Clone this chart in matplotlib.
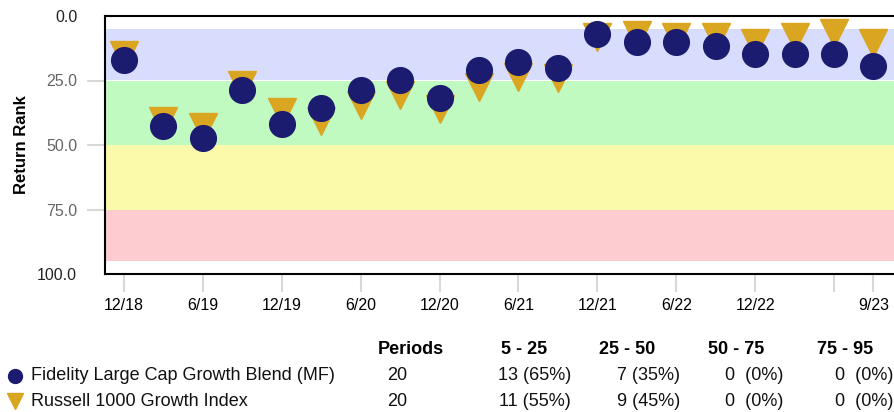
import matplotlib.pyplot as plt
import numpy as np

plt.rcParams['font.family'] = ['Liberation Sans', 'DejaVu Sans']

periods = ["12/18", "3/19", "6/19", "9/19", "12/19", "3/20", "6/20", "9/20", "12/20", "3/21",
           "6/21", "9/21", "12/21", "3/22", "6/22", "9/22", "12/22", "3/23", "6/23", "9/23"]
tick_labels = ["12/18", "", "6/19", "", "12/19", "", "6/20", "", "12/20", "",
               "6/21", "", "12/21", "", "6/22", "", "12/22", "", "", "9/23"]
fund_rank = [17.1, 42.5, 47.2, 28.7, 41.7, 35.5, 28.7, 24.8, 31.7, 21.1,
             18.0, 20.3, 7.1, 10.2, 10.2, 11.8, 14.9, 14.9, 14.9, 19.5]
index_rank = [15.2, 40.6, 42.9, 26.7, 37.3, 40.7, 34.6, 30.7, 36.2, 27.5,
              23.6, 23.9, 8.2, 7.4, 8.1, 8.1, 10.5, 8.1, 6.6, 10.5]

band_edges = [5, 25, 50, 75, 95]
band_colors = ["#D9DDFD", "#C0FAC0", "#FAFAAA", "#FCCCD0"]

fund_name = "Fidelity Large Cap Growth Blend (MF)"
index_name = "Russell 1000 Growth Index"
headers = ["Periods", "5 - 25", "25 - 50", "50 - 75", "75 - 95"]
fund_stats = ["20", "13 (65%)", "7 (35%)", "0  (0%)", "0  (0%)"]
index_stats = ["20", "11 (55%)", "9 (45%)", "0  (0%)", "0  (0%)"]

navy = "#1B1B6F"
gold = "#DAA520"

fig = plt.figure(figsize=(8.94, 4.12), dpi=100)
ax = fig.add_axes([105 / 894, 138 / 412, 1 - 105 / 894, 258 / 412])

for i in range(len(band_colors)):
    ax.axhspan(band_edges[i], band_edges[i + 1], color=band_colors[i], lw=0, zorder=0)

x = np.arange(len(periods))
ax.plot(x, index_rank, linestyle="none", marker="v", markersize=20, color=gold, zorder=2)
ax.plot(x, fund_rank, linestyle="none", marker="o", markersize=18.5, color=navy, zorder=3)

ax.set_xlim(-0.48, 19.52)
ax.set_ylim(100, 0)
ax.set_yticks([0, 25, 50, 75, 100])
ax.set_yticklabels(["0.0", "25.0", "50.0", "75.0", "100.0"], fontsize=11.5)
ax.set_xticks(x)
ax.set_xticklabels(tick_labels, fontsize=11.5)

ax.tick_params(axis="x", direction="out", length=13, color="#D8D8D8", width=1.5, pad=4)
ax.tick_params(axis="y", direction="out", length=13, color="#D8D8D8", width=1.5, pad=7)
for i, lbl in enumerate(ax.get_yticklabels()):
    lbl.set_color("#222222" if i in (0, 4) else "#666666")
yticks = ax.yaxis.get_major_ticks()
yticks[0].tick1line.set_visible(False)
yticks[4].tick1line.set_visible(False)
for i, t in enumerate(ax.xaxis.get_major_ticks()):
    if i % 2 == 1 and i != 19:
        t.tick1line.set_visible(False)
ax.xaxis.get_major_ticks()[18].tick1line.set_visible(True)

for s in ["top", "bottom", "left"]:
    ax.spines[s].set_linewidth(1.5)
ax.spines["right"].set_visible(False)

ax.set_ylabel("Return Rank", fontsize=12, fontweight="bold", labelpad=6)

# table under the chart
def fx(px):
    return px / 894

def fy(py):
    return 1 - py / 412

fig.text(fx(411), fy(349), headers[0], fontsize=13, fontweight="bold", ha="center", va="center")
head_x = [501, 599, 708, 817]
for hx, h in zip(head_x, headers[1:]):
    fig.text(fx(hx), fy(349), h, fontsize=13, fontweight="bold", ha="left", va="center")

val_x = [407, 571, 680, 783, 893]
for row_y, stats in [(376, fund_stats), (402, index_stats)]:
    for vx, s in zip(val_x, stats):
        fig.text(fx(vx), fy(row_y), s, fontsize=13, ha="right", va="center", color="#111111")

fig.text(fx(31), fy(376), fund_name, fontsize=13, ha="left", va="center", color="#111111")
fig.text(fx(31), fy(402), index_name, fontsize=13, ha="left", va="center", color="#111111")
fig.lines.append(plt.Line2D([fx(15)], [fy(376)], marker="o", markersize=10, color=navy,
                            transform=fig.transFigure, linestyle="none"))
fig.lines.append(plt.Line2D([fx(15)], [fy(401)], marker="v", markersize=11, color=gold,
                            transform=fig.transFigure, linestyle="none"))

fig.savefig("out.png", dpi=100)
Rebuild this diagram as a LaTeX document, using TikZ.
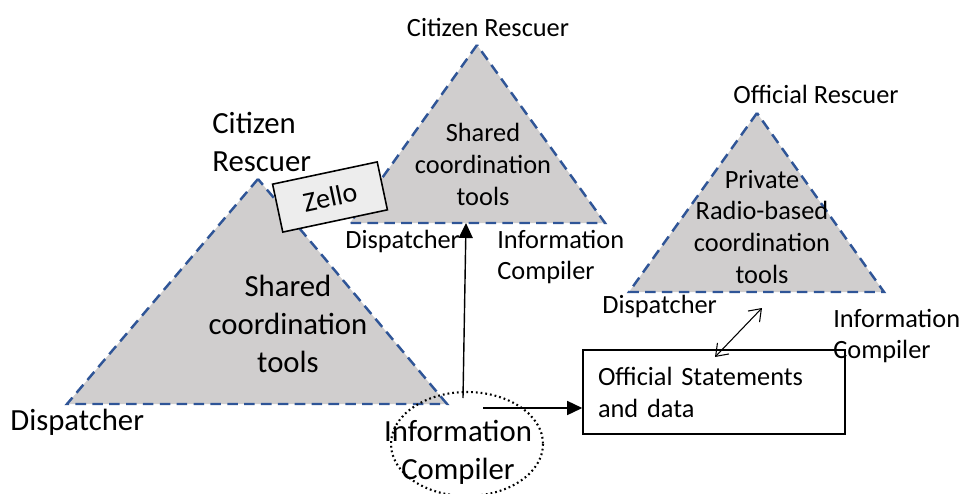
\documentclass[tikz,border=0pt]{standalone}
\usepackage{fontspec}
\setmainfont{Carlito}
\usetikzlibrary{arrows.meta}

\definecolor{trifill}{HTML}{D0CECE}
\definecolor{triedge}{HTML}{2F5597}
\definecolor{tagfill}{HTML}{EDEDED}

\begin{document}
\begin{tikzpicture}[x=0.02cm, y=-0.02cm,
	every node/.style={inner sep=0pt, font=\fontsize{15}{18.2}\selectfont},
	big/.style={font=\fontsize{17.5}{21.5}\selectfont},
	tri/.style={fill=trifill, draw=triedge, line width=1.4pt, dash pattern=on 6pt off 3.6pt},
	>={Triangle[length=3mm, width=2.8mm]}]
	\useasboundingbox (0,0) rectangle (961,494);

	% the three coordination triangles
	\coordinate (lt) at (258,179);  \coordinate (ll) at (67,404);  \coordinate (lr) at (447,404);
	\coordinate (mt) at (477,45);   \coordinate (ml) at (350,223); \coordinate (mr) at (605,223);
	\coordinate (rt) at (757,113);  \coordinate (rl) at (629,292); \coordinate (rr) at (884,292);
	\draw[tri] (lt) -- (ll) -- (lr) -- cycle;
	\draw[tri] (mt) -- (ml) -- (mr) -- cycle;
	\draw[tri] (rt) -- (rl) -- (rr) -- cycle;

	\node[big, align=center] (lcore) at (288,324) {Shared\\coordination\\tools};
	\node[align=center] (mcore) at (483,164) {Shared\\coordination\\tools};
	\node[align=center] (rcore) at (762,227) {Private\\Radio-based\\coordination\\tools};

	% corner roles
	\node[big, align=left, anchor=west] (lres) at (212,142) {Citizen\\Rescuer};
	\node[big, anchor=base west] (ldis) at (10,430) {Dispatcher};
	\node[anchor=base] (mres) at (488,36) {Citizen Rescuer};
	\node[anchor=base west] (mdis) at (345,248) {Dispatcher};
	\node[align=left, anchor=west] (mcomp) at (497,257) {Information\\Compiler};
	\node[anchor=base] (rres) at (816,103) {Official Rescuer};
	\node[anchor=base west] (rdis) at (602,313) {Dispatcher};
	\node[align=left, anchor=west] (rcomp) at (833,336) {Information\\Compiler};

	\node[draw, fill=tagfill, line width=0.9pt, rotate=12, minimum width=2.14cm, minimum height=0.98cm,
		font=\fontsize{16}{19}\selectfont] (zello) at (330,197) {Zello};

	\node[draw, line width=0.9pt, align=left, text width=4.64cm, inner xsep=0.3cm,
		minimum height=1.68cm] (stmt) at (714,392) {Official Statements\\and data};

	\node[big, align=center] (comp) at (458,452) {Information\\Compiler};
	\draw[line width=1.2pt, dash pattern=on 1pt off 1.7pt] (467,444) ellipse [x radius=76, y radius=52];

	% links
	\coordinate (upfoot) at (463,398);
	\coordinate (upend) at (466,223);
	\coordinate (rfoot) at (483,408);
	\coordinate (pa) at (715,357);
	\coordinate (pb) at (762,308);
	\draw[->, line width=0.8pt] (upfoot) -- (upend);
	\draw[->, line width=0.8pt] (rfoot) -- (rfoot -| stmt.west);
	\draw[{Straight Barb[length=2.2mm, width=3.2mm]}-{Straight Barb[length=2.2mm, width=3.2mm]}, line width=0.6pt] (pa) -- (pb);
\end{tikzpicture}
\end{document}
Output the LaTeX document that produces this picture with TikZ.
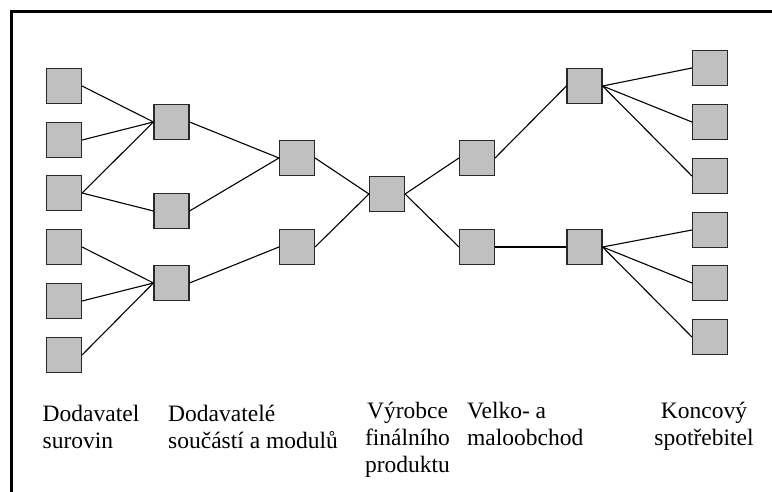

☆ ☆ ☆ ☆ ☆

Using the entries above, reproduce word for word only the lines from the one that contains "Rebuild this diagram" to the one that contains "(0,0) rectangle (961,494);", both ends included, and drop every picture.

Rebuild this diagram as a LaTeX document, using TikZ.
\documentclass[tikz,border=0pt]{standalone}
\usepackage{fontspec}
\setmainfont{Carlito}
\usetikzlibrary{arrows.meta}

\definecolor{trifill}{HTML}{D0CECE}
\definecolor{triedge}{HTML}{2F5597}
\definecolor{tagfill}{HTML}{EDEDED}

\begin{document}
\begin{tikzpicture}[x=0.02cm, y=-0.02cm,
	every node/.style={inner sep=0pt, font=\fontsize{15}{18.2}\selectfont},
	big/.style={font=\fontsize{17.5}{21.5}\selectfont},
	tri/.style={fill=trifill, draw=triedge, line width=1.4pt, dash pattern=on 6pt off 3.6pt},
	>={Triangle[length=3mm, width=2.8mm]}]
	\useasboundingbox (0,0) rectangle (961,494);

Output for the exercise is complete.